In industrial scale applications, it is important to understand the properties of the material and the flow of the raw material. Aqueous suspensions of microfibrillated cellulose are very complex and, to date, particularly poorly known for their flow properties. According to Sanna Haavisto, this is due to the limited availability of appropriate measurement methods.
Measurement methods can also be used to develop the material properties of microfibrillated celluloses.
Haavisto's doctoral thesis shows how the fine structure of microfibrillated cellulose and its complex flow phenomena can be observed and measured. Optical coherence tomography is well suited to studying the flow properties of microfibrillated cellulose, even under conditions similar to those of industrial processing. According to Haavisto, the most important result of the doctoral thesis was the link between the boundary layer behaviour and the observed flow behaviour.

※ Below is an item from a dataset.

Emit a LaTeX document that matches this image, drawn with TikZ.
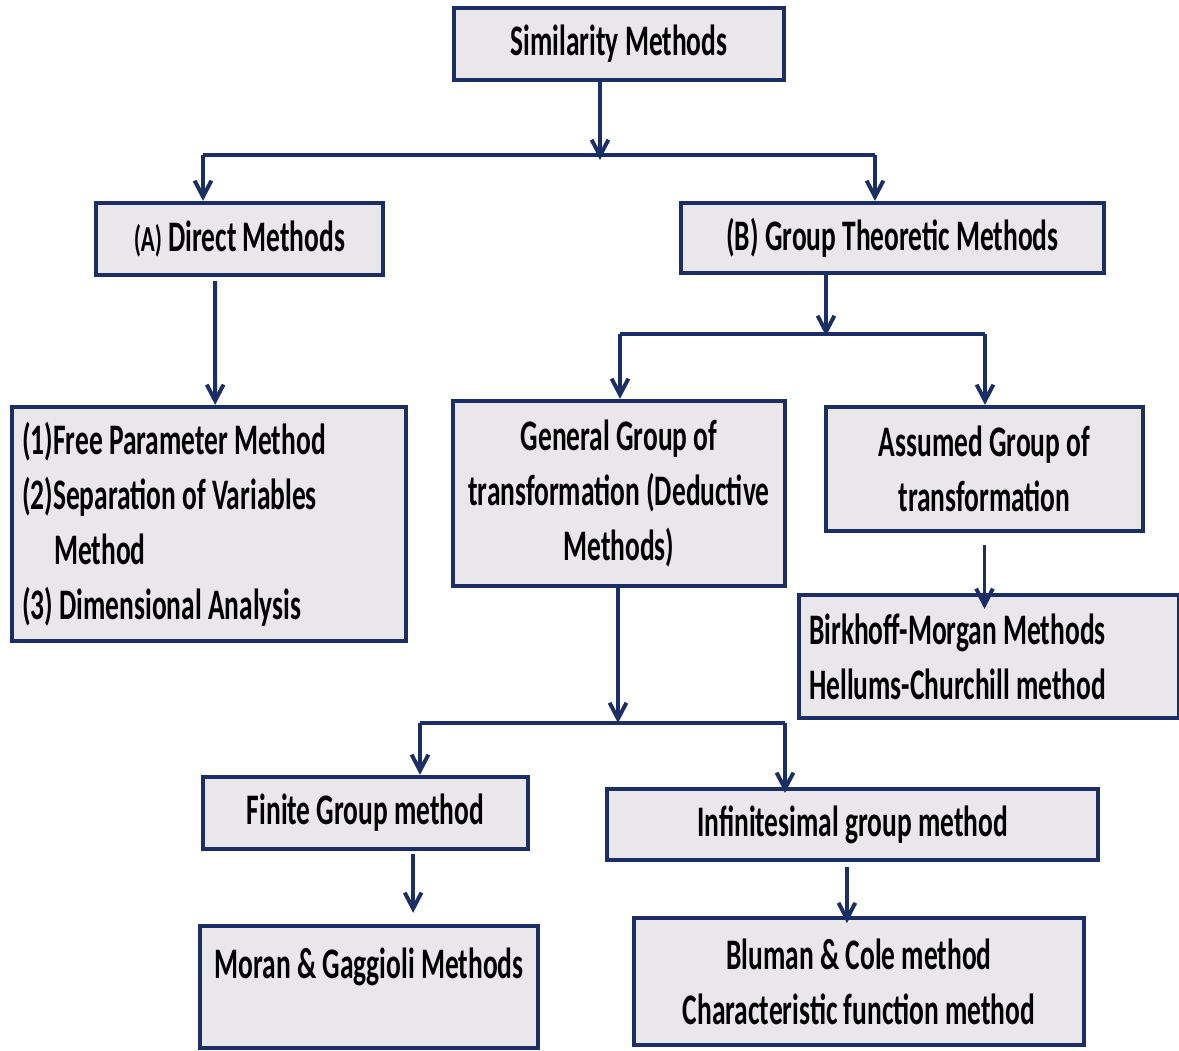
\documentclass[tikz,border=0pt]{standalone}
\usepackage{fontspec}
\setmainfont{Carlito}[FakeStretch=0.63]
\usetikzlibrary{arrows.meta}
\definecolor{navy}{HTML}{1C2E66}
\definecolor{boxgray}{HTML}{E9E7EA}

\begin{document}
\begin{tikzpicture}[x=0.025cm,y=-0.025cm,
  methodbox/.style={rectangle,draw=navy,fill=boxgray,line width=3pt,
    inner sep=0pt,font=\bfseries\fontsize{31}{39}\selectfont},
  conn/.style={draw=navy,line width=2.8pt},
  arr/.style={conn,-{Straight Barb[length=4mm,width=4.2mm]}}]
  \useasboundingbox (0,0) rectangle (1179,1051);
  %\draw (current page.south west) to[grid with coordinates] (current page.north east);
\node[methodbox,minimum width=8.25cm,minimum height=1.8cm]
  (sim) at (619,44) {Similarity Methods};
\node[methodbox,minimum width=7.175cm,minimum height=1.8cm]
  (dir) at (239.5,239) {{\fontsize{26}{30}\selectfont(A)} Direct Methods};
\node[methodbox,minimum width=10.575cm,minimum height=1.75cm]
  (grp) at (892.5,238) {(B) Group Theoretic Methods};
\node[methodbox,anchor=west,minimum height=5.85cm,text width=9.35cm,
  inner xsep=0.25cm,align=flush left]
  (free) at (10,524)
  {(1)Free Parameter Method \\ (2)Separation of Variables \\
   \hspace*{0.8cm}Method \\ (3) Dimensional Analysis};
\node[methodbox,minimum width=8.3cm,minimum height=4.625cm,align=center]
  (gen) at (619,493.5) {General Group of \\ transformation (Deductive \\ Methods)};
\node[methodbox,minimum width=7.925cm,minimum height=3.1cm,align=center]
  (ass) at (984.5,469) {Assumed Group of \\ transformation};
\node[methodbox,anchor=west,minimum height=3.075cm,text width=9.0cm,
  inner xsep=0.25cm,align=flush left]
  (bir) at (797,656.5) {Birkhoff-Morgan Methods \\ Hellums-Churchill method};
\node[methodbox,minimum width=8.125cm,minimum height=1.8cm]
  (fin) at (365.5,813) {Finite Group method};
\node[methodbox,minimum width=12.275cm,minimum height=1.775cm]
  (inf) at (852.5,824.5) {Infinitesimal group method};
\node[methodbox,anchor=north,minimum width=8.45cm,inner ysep=0.45cm,
  text height=0.85cm,text depth=1.3cm]
  (mor) at (369,924) {Moran \& Gaggioli Methods};
\node[methodbox,minimum width=11.25cm,minimum height=3.175cm,align=center]
  (blu) at (859,981.5) {Bluman \& Cole method \\ Characteristic function method};

% first split
\coordinate (top) at (600,160);
\coordinate (topl) at (203,155);
\coordinate (topr) at (875,155);
\draw[arr] (sim.south -| top) -- (top);
\draw[conn] (topl) -- (topr);
\draw[arr] (topl) -- (dir.north -| topl);
\draw[arr] (topr) -- (grp.north -| topr);
\draw[arr] ([xshift=-0.61cm,yshift=-0.1cm]dir.south) -- ([xshift=0.15cm]free.north);

% group theoretic split
\coordinate (mid) at (826,336);
\coordinate (midl) at (620,334);
\coordinate (midr) at (985,334);
\draw[arr] (grp.south -| mid) -- (mid);
\draw[conn] (midl) -- (midr);
\draw[arr] (midl) -- (gen.north -| midl);
\draw[arr] (midr) -- (ass.north -| midr);
\draw[arr] ([yshift=-0.3cm]ass.south) -- ([yshift=-0.4cm]ass.south |- bir.north);

% general group split
\coordinate (low) at (618,723);
\coordinate (lowl) at (420,723);
\coordinate (lowr) at (785,723);
\draw[arr] (gen.south -| low) -- (low);
\draw[conn] (lowl) -- (lowr);
\draw[arr] (lowl) -- (fin.north -| lowl);
\draw[arr] (lowr) -- ([yshift=-0.15cm]inf.north -| lowr);
\draw[arr] ([xshift=1.19cm,yshift=-0.08cm]fin.south) -- ([xshift=1.19cm,yshift=0.28cm]fin.south |- mor.north);
\draw[arr] ([xshift=-0.14cm,yshift=-0.12cm]inf.south) -- ([xshift=-0.14cm,yshift=-0.18cm]inf.south |- blu.north);
\end{tikzpicture}
\end{document}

"Flow phenomena important for treatment occur in the immediate vicinity of the flow channel wall, i.e. in the boundary layer, which cannot be measured for microfibrillated cellulose by commonly used methods. Traditional measurement methods can even provide misleading information," explains Haavisto.
The measurement methods developed in the doctoral thesis can also be used to develop the material properties of microfibrillated celluloses. It should be noted that the method is not limited to the study of microcellulosic structures, but is applicable to a wide variety of materials.